Why “No” is the Best Word in the Human Language
Now, I know what you may be thinking. Okay, actually I don’t. However, I know how I felt when someone first told this to me. I think it was along the lines of, “what a jerk, I’m never asking this person for help with anything.” Which I would assume would be a relatively normal response, but I am a tad bit of an over-reactor so maybe not. Anyways, as I got to thinking, I decided that this person was less jerk and more genius. And here’s why:
1. Productivity is apparently needed in life. This is the one I struggle with the most. It’s called the “saying-no-so-you-can-do-your-actual-job” no. Here is what you do: When you are asked to do something, participate in something, work on a project, that isn’t actually applicable to your job, your life, what have you, AND could hinder you finishing your job, your life, what have you–say NO. You’re reading this and saying, “Well, duh.” Reevaluate your past week though, how many times did you say yes to something that took precedence over your own work? Here is why it’s awesome: First off, this isn’t mean. Telling someone you don’t have enough time and energy to put into their work isn’t mean, it’s truthful. And if you can’t offer 100% of your efforts, you shouldn’t be saying yes anyway. So instead of half-doing multiple things, you can 100% do one thing (the most important thing) and do a wonderful job.

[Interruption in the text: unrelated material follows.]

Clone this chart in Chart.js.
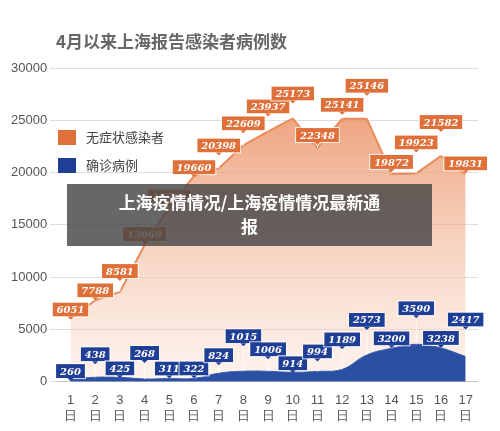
<!DOCTYPE html>
<html><head><meta charset="utf-8">
<script src="https://cdn.jsdelivr.net/npm/chart.js@4/dist/chart.umd.min.js"></script>
<style>
body{margin:0;background:#fff;font-family:"Noto Sans CJK SC",sans-serif}
#wrap{position:relative;width:500px;height:431px}
#title{position:absolute;left:56px;top:28px;font-size:17px;font-weight:bold;color:#666}
#legend{position:absolute;left:58px;top:123px;font-size:13px;color:#444;line-height:28px}
#legend span{display:inline-block;width:18px;height:15px;vertical-align:-3px;margin-right:10px}
#mark{position:absolute;left:67px;top:184px;width:365px;height:62px;background:rgba(70,70,70,0.82);color:#fff;font-size:17px;font-weight:bold;text-align:center;line-height:24px;padding-top:6px;box-sizing:border-box}
</style></head><body>
<div id="wrap">
<div id="title">4月以来上海报告感染者病例数</div>
<canvas id="c" width="500" height="431"></canvas>
<div id="legend"><div><span style="background:#e0703a"></span>无症状感染者</div><div><span style="background:#1f3f96"></span>确诊病例</div></div>
<div id="mark">上海疫情情况/上海疫情情况最新通<br>报</div>
</div>
<script>
const days = ['1','2','3','4','5','6','7','8','9','10','11','12','13','14','15','16','17'];
const asymptomatic = [6051,7788,8581,13068,16766,19660,20398,22609,23937,25173,22348,25141,25146,19872,19923,21582,19831];
const confirmed = [260,438,425,268,311,322,824,1015,1006,914,994,1189,2573,3200,3590,3238,2417];
const yTicks = [0,5000,10000,15000,20000,25000,30000];

// label lift above the point, px (label placement only)
const liftOrange = [9,10,21,11,10,9,23,22,25,25,13,14,33,12,31,34,11];
const liftBlue = [8,23,9,26,10,10,18,35,22,9,20,30,35,10,36,10,37];

const labelPlugin = {
  id: 'boxLabels',
  afterDatasetsDraw(chart) {
    const c = chart.ctx;
    c.save();
    c.font = 'italic bold 10px "DejaVu Serif", serif';
    c.textAlign = 'center';
    c.textBaseline = 'middle';
    chart.data.datasets.forEach((ds, di) => {
      const meta = chart.getDatasetMeta(di);
      const lift = di === 0 ? liftOrange : liftBlue;
      const col = di === 0 ? '#e0703a' : '#1f3f96';
      meta.data.forEach((pt, i) => {
        const txt = String(ds.data[i]);
        const w = c.measureText(txt).width + 8, h = 14;
        const y = pt.y - lift[i];
        c.strokeStyle = 'rgba(255,255,255,0.8)';
        c.lineWidth = 1;
        c.beginPath(); c.moveTo(pt.x, y + h / 2); c.lineTo(pt.x, pt.y); c.stroke();
        c.fillStyle = col;
        c.fillRect(pt.x - w / 2, y - h / 2, w, h);
        c.strokeRect(pt.x - w / 2 - 0.5, y - h / 2 - 0.5, w + 1, h + 1);
        c.beginPath();
        c.moveTo(pt.x - 3, y + h / 2); c.lineTo(pt.x + 3, y + h / 2); c.lineTo(pt.x, y + h / 2 + 3);
        c.fill();
        c.fillStyle = '#fff';
        c.fillText(txt, pt.x, y + 1);
      });
    });
    c.restore();
  }
};

const ctx = document.getElementById('c');
new Chart(ctx, {
  type: 'line',
  data: {
    labels: days.map((d) => [d, '日']),
    datasets: [
      {
        label: '无症状感染者', data: asymptomatic, borderColor: '#e98b5b', borderWidth: 2,
        pointRadius: 0, tension: 0, fill: 'origin', order: 2,
        backgroundColor(context) {
          const a = context.chart.chartArea;
          if (!a) return '#f3b08a';
          const g = context.chart.ctx.createLinearGradient(0, a.top, 0, a.bottom);
          g.addColorStop(0, 'rgba(232,130,80,0.9)');
          g.addColorStop(1, 'rgba(250,225,210,0.4)');
          return g;
        },
      },
      {
        label: '确诊病例', data: confirmed, borderColor: '#3a5fb0', backgroundColor: '#2b4fa3',
        borderWidth: 1, pointRadius: 0, tension: 0.4, fill: 'origin', order: 1,
      },
    ],
  },
  options: {
    responsive: false, animation: false,
    layout: { padding: { top: 68, right: 22, left: 8, bottom: 4 } },
    scales: {
      x: {
        offset: true, grid: { display: false },
        ticks: { color: '#555', font: { size: 13 }, maxRotation: 0, autoSkip: false },
      },
      y: {
        min: 0, max: 30000, afterBuildTicks(s) { s.ticks = yTicks.map((v) => ({ value: v })); },
        grid: { color: '#ddd' }, border: { display: false },
        ticks: { color: '#555', font: { size: 13 }, callback: (v) => String(v) },
      },
    },
    plugins: { legend: { display: false }, tooltip: { enabled: false } },
  },
  plugins: [labelPlugin],
});
</script>
</body></html>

2. You’ll resent a lot less. Maybe this is a woman thing. Not that I’m stereotyping. But I am. (To be fair though, it’s our culture’s fault, and for a minute I’m just going to roll with it.) If a million people ask me to do things, I say yes to all of them, and then I don’t get my own work done? I sit there and stew. And say mean things…in my mind, with sometimes explicit words (like crap, and dang it, get your mind out of the gutter friend, this is a PG post). For my overall health, of not just myself, but also my relationships with others, it is better to say one “no” that they may not even remember as opposed to resenting them for months to come because I missed a deadline.
3. You’ll be excited to partake in projects. All of these truly snowball off each other, but it is important in itself. I was just reading in a book about how people live their “liveswithoutaspacebar.” Running themselves into the ground so frequently, and never just finding that space in between activities. When you say “no,” watch that space show up. It’s fantastic. It’s loving. It makes it easier to read long sentences. You’ll also find that when you go to do work, the work won’t be so overwhelming, instead, you’ll be excited to get it done.

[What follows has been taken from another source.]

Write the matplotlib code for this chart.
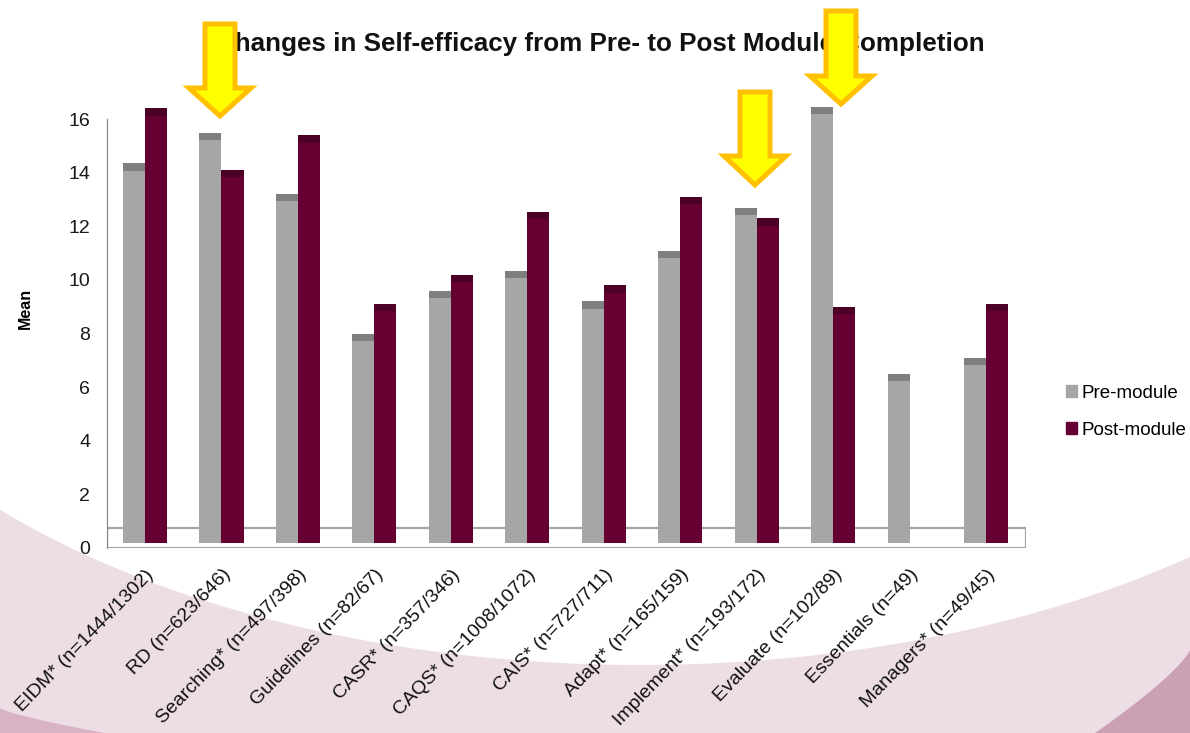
import numpy as np
import matplotlib
matplotlib.use("Agg")
import matplotlib.pyplot as plt
from matplotlib.patches import Polygon, Rectangle
from matplotlib.transforms import Affine2D

# ----- data -----
modules = ["EIDM* (n=1444/1302)", "RD (n=623/646)", "Searching* (n=497/398)",
           "Guidelines (n=82/67)", "CASR* (n=357/346)", "CAQS* (n=1008/1072)",
           "CAIS* (n=727/711)", "Adapt* (n=165/159)", "Implement* (n=193/172)",
           "Evaluate (n=102/89)", "Essentials (n=49)", "Managers* (n=49/45)"]
pre_module = [14.35, 15.5, 13.2, 8.0, 9.6, 10.35, 9.2, 11.1, 12.7, 16.45, 6.5, 7.1]
post_module = [16.4, 14.1, 15.4, 9.1, 10.2, 12.55, 9.8, 13.1, 12.3, 9.0, np.nan, 9.1]
y_ticks = [0, 2, 4, 6, 8, 10, 12, 14, 16]

W, H = 1190, 733
plt.rcParams["font.family"] = ["Liberation Sans", "DejaVu Sans"]

PRE_C, PRE_TOP = "#a6a6a6", "#7f7f7f"
POST_C, POST_TOP = "#660033", "#4d0026"
FLOOR = 0.2     # bars stand on the 3d floor
CAP = 0.27      # darker top face
BW = 0.288

fig = plt.figure(figsize=(W / 100, H / 100), dpi=100)
fig.patch.set_facecolor("white")
# pixel coords, origin top-left
pix = Affine2D().scale(1 / W, -1 / H).translate(0, 1) + fig.transFigure

# ----- pink swoosh background -----
t = np.linspace(np.pi, 2 * np.pi, 200)
cx, cy, rx, ry = 640, 200, 858, 465
xs = cx + rx * np.cos(t)
ys = cy - ry * np.sin(t)
keep = (xs >= -5) & (xs <= W + 5)
arc = np.column_stack([xs[keep], ys[keep]])
band = np.vstack([arc, [[W, H], [0, H]]])
fig.patches.append(Polygon(band, closed=True, transform=pix, facecolor="#eddde5",
                           edgecolor="none", zorder=-10))
# darker corner pieces
u = np.linspace(0, 1, 40)
bl = np.column_stack([105 * u ** 1.3, 708 + 25 * u])
fig.patches.append(Polygon(np.vstack([bl, [[0, H]]]), closed=True, transform=pix,
                           facecolor="#d7b3c5", edgecolor="none", zorder=-9))
br = np.column_stack([W - 95 * u, 650 + 83 * u ** 0.8])
fig.patches.append(Polygon(np.vstack([br, [[W, H]]]), closed=True, transform=pix,
                           facecolor="#caa0b5", edgecolor="none", zorder=-9))

# ----- axes -----
ax = fig.add_axes([107 / W, 1 - 548 / H, 919 / W, 17 * 26.8 / H])
ax.set_facecolor("none")
x = np.arange(len(modules))
ax.set_xlim(-0.497, 11.52)
ax.set_ylim(0, 17)

ax.add_patch(Rectangle((-0.497, 0), 12.02, 0.75, facecolor="white",
                       edgecolor="#a6a6a6", lw=1.6, zorder=1))

pre = np.array(pre_module)
post = np.array(post_module)
for xs_, vals, body, top in [(x - BW / 2, pre, PRE_C, PRE_TOP),
                             (x + BW / 2, post, POST_C, POST_TOP)]:
    ok = ~np.isnan(vals)
    ax.bar(xs_[ok], vals[ok] - FLOOR, BW, bottom=FLOOR, color=body,
           linewidth=0, zorder=3, clip_on=False)
    ax.bar(xs_[ok], CAP, BW, bottom=vals[ok] - CAP, color=top,
           linewidth=0, zorder=4, clip_on=False)

for s in ["top", "right", "bottom"]:
    ax.spines[s].set_visible(False)
ax.spines["left"].set_color("#8c8c8c")
ax.spines["left"].set_linewidth(0.9)
ax.spines["left"].set_bounds(0, 16)

ax.set_yticks(y_ticks)
ax.set_yticklabels([str(v) for v in y_ticks], fontsize=14, color="#1a1a1a")
ax.tick_params(axis="y", length=0, pad=12)
ax.set_xticks(x)
ax.set_xticklabels(modules, rotation=46, ha="right", rotation_mode="anchor",
                   fontsize=14, color="#111111")
ax.tick_params(axis="x", length=0, pad=13)

ax.set_ylabel("Mean", fontsize=11.5, fontweight="bold")
ax.yaxis.set_label_coords(-0.081, 0.525)

# legend
h1 = Rectangle((0, 0), 1, 1, color=PRE_C)
h2 = Rectangle((0, 0), 1, 1, color=POST_C)
fig.legend([h1, h2], ["Pre-module", "Post-module"], loc="upper left",
           bbox_to_anchor=(1066 / W, 1 - 385 / H), frameon=False, fontsize=13.5,
           handlelength=0.6, handleheight=0.6, handletextpad=0.25,
           labelspacing=1.05, borderpad=0, borderaxespad=0)

# title
fig.text(600 / W, 1 - 44 / H,
         "Changes in Self-efficacy from Pre- to Post Module Completion",
         ha="center", va="center", fontsize=18.7, fontweight="bold", color="#111111")

# ----- yellow arrows (drawn over everything) -----
def arrow(xc, y_top, y_base, y_tip, shaft=30, head=62):
    pts = [(xc - shaft / 2, y_top), (xc + shaft / 2, y_top), (xc + shaft / 2, y_base),
           (xc + head / 2, y_base), (xc, y_tip), (xc - head / 2, y_base),
           (xc - shaft / 2, y_base)]
    fig.patches.append(Polygon(pts, closed=True, transform=pix, facecolor="#ffff00",
                               edgecolor="#ffc000", lw=3.6, joinstyle="miter", zorder=20))

arrow(220, 24, 88, 116)
arrow(755, 92, 156, 185)
arrow(841, 11, 76, 104)

fig.savefig("out.png", dpi=100)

4. You’ll find that your days are a lot less exhausting, and even rather energizing. This snowball is just getting bigger and bigger. I swear each of these are individual! I’m not just saying the same thing four times. They all have their own slight difference. You’ve got to pay attention to the nuances, they’re important. If point 2 and 3 had a baby, it would be this point. Just say “no,” find the space, and find yourself. That just got a little self-help bookish, but it’s applicable. When you aren’t run into the ground, you won’t just be a better worker, you will be better to work with, to live with, to be around. You know those people you run into that seem like they are so stressed that if you scared them they may just pee themselves? Or like their hair is actually frizzing just because of their tumultuous emotional roller coaster they are putting themselves through? Don’t be them. It’s not worth it. You don’t want to pee yourself, and while big hair was a fad in the 80’s, it actually is over now.
Have a wonderful week, readers, and take care of yourselves.